One day my mom asked us to go to the store for her. It was a few blocks from our apt. So we went, and my brother knocked a bottle of pop onto the floor, where it broke and splashed onto my legs and feet and into my shoes. Ick. I took them off, it was summer, preferring barefoot to sticking shoes. So we're walking along, I'm fairly small, btw, for my age, about the size of my 6yo brother. All of a sudden I feel someone's hand in my underwear, from behind.
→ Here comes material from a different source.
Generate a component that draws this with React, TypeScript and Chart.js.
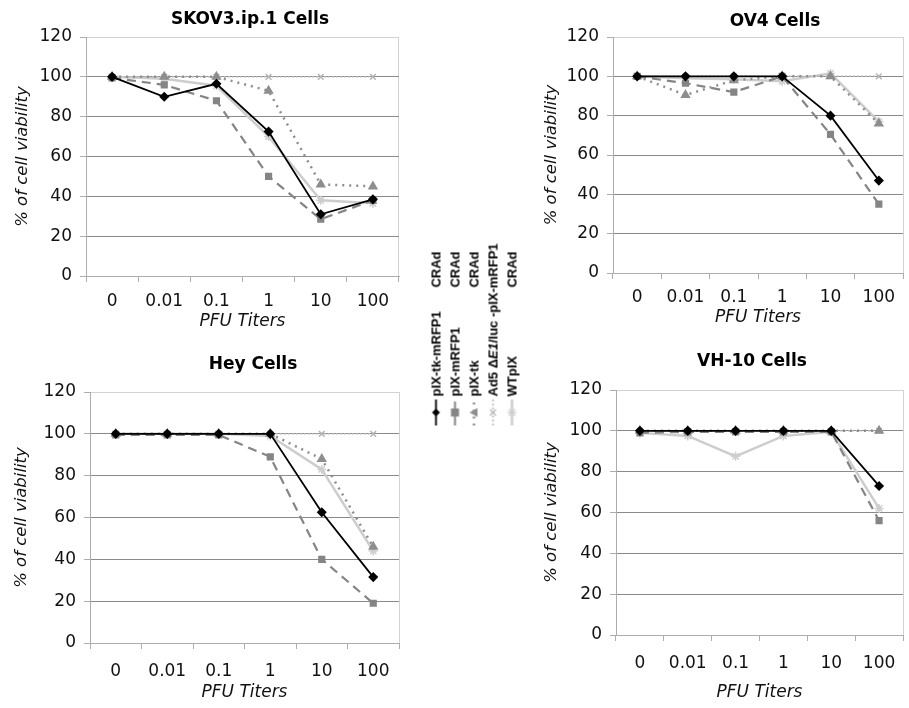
import React, { useEffect, useRef } from 'react';
import { Chart, registerables } from 'chart.js';

Chart.register(...registerables);

// ---------- data ----------
const categories = ['0', '0.01', '0.1', '1', '10', '100'];
const yTickValues = [0, 20, 40, 60, 80, 100, 120];

const legendNames = ['pIX-tk-mRFP1', 'pIX-mRFP1', 'pIX-tk', 'Ad5 ΔE1/luc -pIX-mRFP1', 'WTpIX'];
const legendSuffix = ['CRAd', 'CRAd', 'CRAd', '', 'CRAd'];

const panelTitles = ['SKOV3.ip.1 Cells', 'OV4 Cells', 'Hey Cells', 'VH-10 Cells'];

// SKOV3.ip.1
const skovTkMrfp = [100, 90, 96.5, 72.5, 31, 38.5];
const skovMrfp = [99.5, 96, 88, 50, 28.5, 38];
const skovTk = [100, 100, 100, 93, 46, 45];
const skovAd5 = [100, 100, 100, 100, 100, 100];
const skovWt = [100, 99, 95.5, 70, 38, 36.5];

// OV4
const ov4TkMrfp = [100, 100, 100, 100, 80, 47];
const ov4Mrfp = [100, 96.5, 92, 100, 70.5, 35];
const ov4Tk = [100, 90.5, 98, 100, 100, 76];
const ov4Ad5 = [100, 100, 100, 100, 100, 100];
const ov4Wt = [100, 99, 98.5, 97.5, 101.5, 77];

// Hey
const heyTkMrfp = [100, 100, 100, 100, 62.5, 31.5];
const heyMrfp = [99.5, 99.5, 99.5, 89, 40, 19];
const heyTk = [100, 100, 100, 100, 88, 46];
const heyAd5 = [100, 100, 100, 100, 100, 100];
const heyWt = [100, 100, 100, 99, 83, 44];

// VH-10
const vhTkMrfp = [100, 100, 100, 100, 100, 73];
const vhMrfp = [99, 99.5, 99.5, 99.5, 99.5, 56];
const vhTk = [100, 100, 100, 100, 100, 100];
const vhAd5 = [100, 100, 100, 100, 100, 100];
const vhWt = [99, 97.5, 87.5, 97.5, 99.5, 62];

const panelData = [
  [skovTkMrfp, skovMrfp, skovTk, skovAd5, skovWt],
  [ov4TkMrfp, ov4Mrfp, ov4Tk, ov4Ad5, ov4Wt],
  [heyTkMrfp, heyMrfp, heyTk, heyAd5, heyWt],
  [vhTkMrfp, vhMrfp, vhTk, vhAd5, vhWt],
];

// ---------- styles ----------
const seriesStyles = [
  { color: '#000000', width: 1.8, dash: [] as number[], point: 'rectRot', radius: 4, fill: '#000000' },
  { color: '#858585', width: 2.2, dash: [9, 6], point: 'rect', radius: 4, fill: '#858585' },
  { color: '#8e8e8e', width: 2.5, dash: [2, 5], point: 'triangle', radius: 4.5, fill: '#8e8e8e' },
  { color: '#b4b4b4', width: 1.5, dash: [2, 2], point: 'crossRot', radius: 4, fill: '#b4b4b4' },
  { color: '#cdcdcd', width: 2.5, dash: [] as number[], point: 'star', radius: 4.5, fill: '#cdcdcd' },
];

const FONT = 'DejaVu Sans, Verdana, sans-serif';
const Y_TITLE_SIZE = 16.5;
const TICK_SIZE = 17;

type Layout = {
  box: { left: number; top: number; width: number; height: number };
  plot: { left: number; right: number; top: number; bottom: number };
  yTitleCenter: number;
  xTitleCenter: number;
  xTickPad: number;
  title: { x: number; y: number };
};

const layouts: Layout[] = [
  { box: { left: 0, top: 0, width: 405, height: 340 }, plot: { left: 86, right: 399, top: 37, bottom: 276 }, yTitleCenter: 23, xTitleCenter: 322, xTickPad: 9, title: { x: 250, y: 18 } },
  { box: { left: 520, top: 0, width: 389, height: 340 }, plot: { left: 613, right: 908, top: 37, bottom: 273 }, yTitleCenter: 552, xTitleCenter: 318, xTickPad: 8, title: { x: 775, y: 20 } },
  { box: { left: 0, top: 345, width: 405, height: 363 }, plot: { left: 90, right: 400, top: 392, bottom: 643 }, yTitleCenter: 22, xTitleCenter: 693, xTickPad: 12, title: { x: 253, y: 363 } },
  { box: { left: 520, top: 345, width: 389, height: 363 }, plot: { left: 616, right: 908, top: 390, bottom: 635 }, yTitleCenter: 552, xTitleCenter: 693, xTickPad: 12, title: { x: 752, y: 360 } },
];

function Panel({ idx }: { idx: number }) {
  const ref = useRef<HTMLCanvasElement | null>(null);
  const L = layouts[idx];
  useEffect(() => {
    if (!ref.current) return;
    const { box, plot } = L;
    const yWidth = plot.left - box.left;
    const xHeight = box.top + box.height - plot.bottom;
    const yTitleLH = Y_TITLE_SIZE * 1.2;
    const xTitleLH = 17 * 1.2;
    const yTitlePad = L.yTitleCenter - box.left - yTitleLH / 2;
    const xTitlePad = box.top + box.height - L.xTitleCenter - xTitleLH / 2;
    const series = panelData[idx];
    const chart = new Chart(ref.current, {
      type: 'line',
      data: {
        labels: categories,
        datasets: series.map((vals, i) => {
          const s = seriesStyles[i];
          return {
            label: legendNames[i],
            data: vals,
            borderColor: s.color,
            borderWidth: s.width,
            borderDash: s.dash,
            pointStyle: s.point as any,
            pointRadius: s.radius,
            pointBackgroundColor: s.fill,
            pointBorderColor: s.color,
            pointBorderWidth: 1.5,
            fill: false,
            tension: 0,
          };
        }),
      },
      options: {
        animation: false,
        responsive: false,
        maintainAspectRatio: false,
        events: [],
        layout: {
          padding: {
            top: plot.top - box.top,
            left: 0,
            right: box.left + box.width - plot.right,
            bottom: 0,
          },
        },
        plugins: {
          legend: { display: false },
          tooltip: { enabled: false },
          title: { display: false },
        },
        scales: {
          x: {
            type: 'category',
            offset: true,
            grid: {
              offset: true,
              drawOnChartArea: true,
              color: (ctx: any) => (ctx.tick ? 'rgba(0,0,0,0)' : '#d2d2d2'),
              tickColor: '#adadad',
              tickLength: 6,
            },
            border: { color: '#adadad' },
            ticks: {
              color: '#111',
              padding: L.xTickPad,
              maxRotation: 0,
              minRotation: 0,
              autoSkip: false,
              font: { family: FONT, size: TICK_SIZE },
            },
            title: {
              display: true,
              text: 'PFU Titers',
              color: '#111',
              font: { family: FONT, size: 17, style: 'italic' },
              padding: { top: 0, bottom: xTitlePad },
            },
            afterFit: (s: any) => {
              s.height = xHeight;
            },
          },
          y: {
            min: 0,
            max: 120,
            afterBuildTicks: (s: any) => {
              s.ticks = yTickValues.map((v) => ({ value: v }));
            },
            grid: {
              color: (ctx: any) =>
                ctx.tick && (ctx.tick.value === 120 || ctx.tick.value === 0) ? '#d2d2d2' : '#8a8a8a',
              tickColor: '#adadad',
              tickLength: 6,
            },
            border: { color: '#adadad' },
            ticks: {
              color: '#111',
              padding: 8,
              font: { family: FONT, size: TICK_SIZE },
            },
            title: {
              display: true,
              text: '% of cell viability',
              color: '#111',
              font: { family: FONT, size: Y_TITLE_SIZE, style: 'italic' },
              padding: { top: yTitlePad, bottom: 0 },
            },
            afterFit: (s: any) => {
              s.width = yWidth;
            },
          },
        },
      },
    });
    return () => chart.destroy();
  }, [idx]);
  return (
    <>
      <canvas
        ref={ref}
        width={L.box.width}
        height={L.box.height}
        style={{ position: 'absolute', left: L.box.left, top: L.box.top, width: L.box.width, height: L.box.height }}
      />
      <div
        style={{
          position: 'absolute',
          left: L.title.x,
          top: L.title.y,
          transform: 'translate(-50%, -50%)',
          fontFamily: FONT,
          fontWeight: 'bold',
          fontSize: 17,
          color: '#000',
          whiteSpace: 'nowrap',
          lineHeight: 1,
        }}
      >
        {panelTitles[idx]}
      </div>
    </>
  );
}

function LegendMarker({ i }: { i: number }) {
  const s = seriesStyles[i];
  const w = 26;
  const h = 19;
  const cx = w / 2;
  const cy = h / 2;
  const r = s.radius;
  let shape: React.ReactNode = null;
  if (s.point === 'rectRot') {
    shape = <polygon points={`${cx - r},${cy} ${cx},${cy - r} ${cx + r},${cy} ${cx},${cy + r}`} fill={s.fill} />;
  } else if (s.point === 'rect') {
    shape = <rect x={cx - r} y={cy - r} width={2 * r} height={2 * r} fill={s.fill} />;
  } else if (s.point === 'triangle') {
    shape = <polygon points={`${cx},${cy - r} ${cx + r},${cy + r * 0.8} ${cx - r},${cy + r * 0.8}`} fill={s.fill} />;
  } else if (s.point === 'crossRot') {
    const d = r * 0.75;
    shape = (
      <g stroke={s.color} strokeWidth={1.3}>
        <line x1={cx - d} y1={cy - d} x2={cx + d} y2={cy + d} />
        <line x1={cx - d} y1={cy + d} x2={cx + d} y2={cy - d} />
      </g>
    );
  } else {
    const d = r * 0.75;
    shape = (
      <g stroke={s.color} strokeWidth={1.3}>
        <line x1={cx - d} y1={cy - d} x2={cx + d} y2={cy + d} />
        <line x1={cx - d} y1={cy + d} x2={cx + d} y2={cy - d} />
        <line x1={cx - r} y1={cy} x2={cx + r} y2={cy} />
        <line x1={cx} y1={cy - r} x2={cx} y2={cy + r} />
      </g>
    );
  }
  return (
    <svg width={w} height={h} style={{ display: 'block', flex: 'none' }}>
      <line
        x1={0}
        y1={cy}
        x2={w}
        y2={cy}
        stroke={s.color}
        strokeWidth={s.width}
        strokeDasharray={s.dash.length ? s.dash.join(' ') : undefined}
      />
      {shape}
    </svg>
  );
}

function LegendName({ i }: { i: number }) {
  const name = legendNames[i];
  if (name.includes('ΔE1')) {
    const [a, b] = name.split('ΔE1');
    return (
      <span>
        {a}Δ<i>E1</i>
        {b}
      </span>
    );
  }
  return <span>{name}</span>;
}

function Legend() {
  const rowH = 19;
  const markerW = 26;
  const gap = 3;
  const textW = 145;
  const W = markerW + gap + textW;
  const H = rowH * legendNames.length;
  const centerX = 473.5;
  const bottomY = 425;
  const centerY = bottomY - W / 2;
  return (
    <div
      style={{
        position: 'absolute',
        left: centerX - W / 2,
        top: centerY - H / 2,
        width: W,
        height: H,
        transform: 'rotate(-90deg)',
        transformOrigin: 'center center',
        fontFamily: 'Liberation Sans, Arial, sans-serif',
        fontWeight: 'bold',
        fontSize: 13,
        color: '#000',
      }}
    >
      {legendNames.map((_, i) => (
        <div key={i} style={{ display: 'flex', alignItems: 'center', height: rowH }}>
          <LegendMarker i={i} />
          <div
            style={{
              marginLeft: gap,
              width: textW,
              display: 'flex',
              justifyContent: 'space-between',
              whiteSpace: 'nowrap',
              lineHeight: 1,
            }}
          >
            <LegendName i={i} />
            <span>{legendSuffix[i]}</span>
          </div>
        </div>
      ))}
    </div>
  );
}

export default function App() {
  Chart.defaults.font.family = FONT;
  return (
    <div
      style={{
        position: 'absolute',
        left: 0,
        top: 0,
        width: 909,
        height: 708,
        background: '#ffffff',
        overflow: 'hidden',
      }}
    >
      {[0, 1, 2, 3].map((i) => (
        <Panel key={i} idx={i} />
      ))}
      <Legend />
    </div>
  );
}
It happened so fast it was exactly like that, my first awareness of it was feeling it, this guy had come up from behind me and lifted my dress and put his hand in my pants in one fast move. In the next move I turned to his smirking face and swung those shoes into his head, yelling. He was pretty big, about 12 or 13, and looked shocked. Then took off running across the street into a vacant lot. Another Libyan kid was there and saw the whole thing, he ran after him as I was screaming, in English, for him to get him. They disappeared into an alley and we went home. For the longest time I was afraid I might be pregnant. Seriously. Instead, I got a vaginal staff infection and antibiotics.
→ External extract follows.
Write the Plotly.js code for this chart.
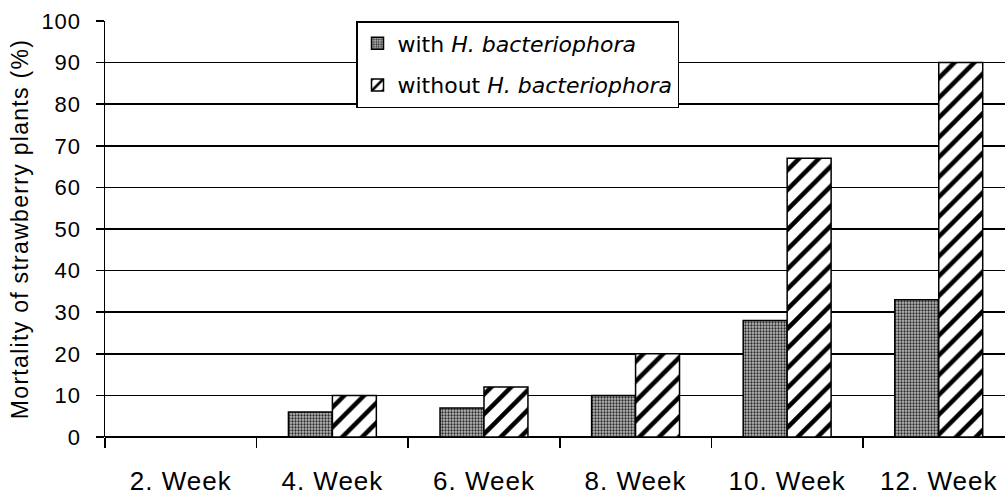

months later. One morning i stayed home from school, my brother left for the bus stop as usual. After about five minutes he's back, telling my mother he couldn't go to school because soldiers were shooting at the kids at the bus stop. My mom was pretty incredulous, so he told her to look out the window. I looked with her. He was right. Well, except the shooting was with blanks, after lots of warnings to get inside. That was our introduction to Qaddafi. and his army of 14 year old boys. Some of it's a little fuzzy, but that part is pretty vivid, how young they were. Like they'd been let out of school to play war, they were pumped up, riding around in the back of trucks waving their rifles and machine guns.

Martial law was in place for a while, maybe a week or so, like 12 hour curfew. My smart dad had thought ahead to get a hard core short wave radio to bring with us. We got all our news from BBC in South Africa. That way we knew about the revolution, all of it. It wasn't so bad, better because we were in an apartment building, so we could go back and forth to neighbors and we all shared food and essential stuff. In the end there was only one death, from someone shooting them self accidentally, as i remember.

My next memory is one afternoon going downstairs to the lobby of our building to see a soldier sitting there shooting the shit with the doorman. He had a gun with him. It was as big as I was. Well, that's the way I remember it, anyway. I backed up toward the stairs. At that time I wore glasses. He wanted to look at them, gesturing to me, speaking in Arabic, to take them off and give them to him. That would have meant getting closer to him. The doorman, in English, encouraged me, telling me he wouldn't hurt me. Not convincing. It was very scary, felt like a catch 22. Was he more likely to shoot if I ran away, or if I was closer to him. Was he mad at me already because I didn't give him my glasses right away? I ran, his laughter chasing me up the stairs.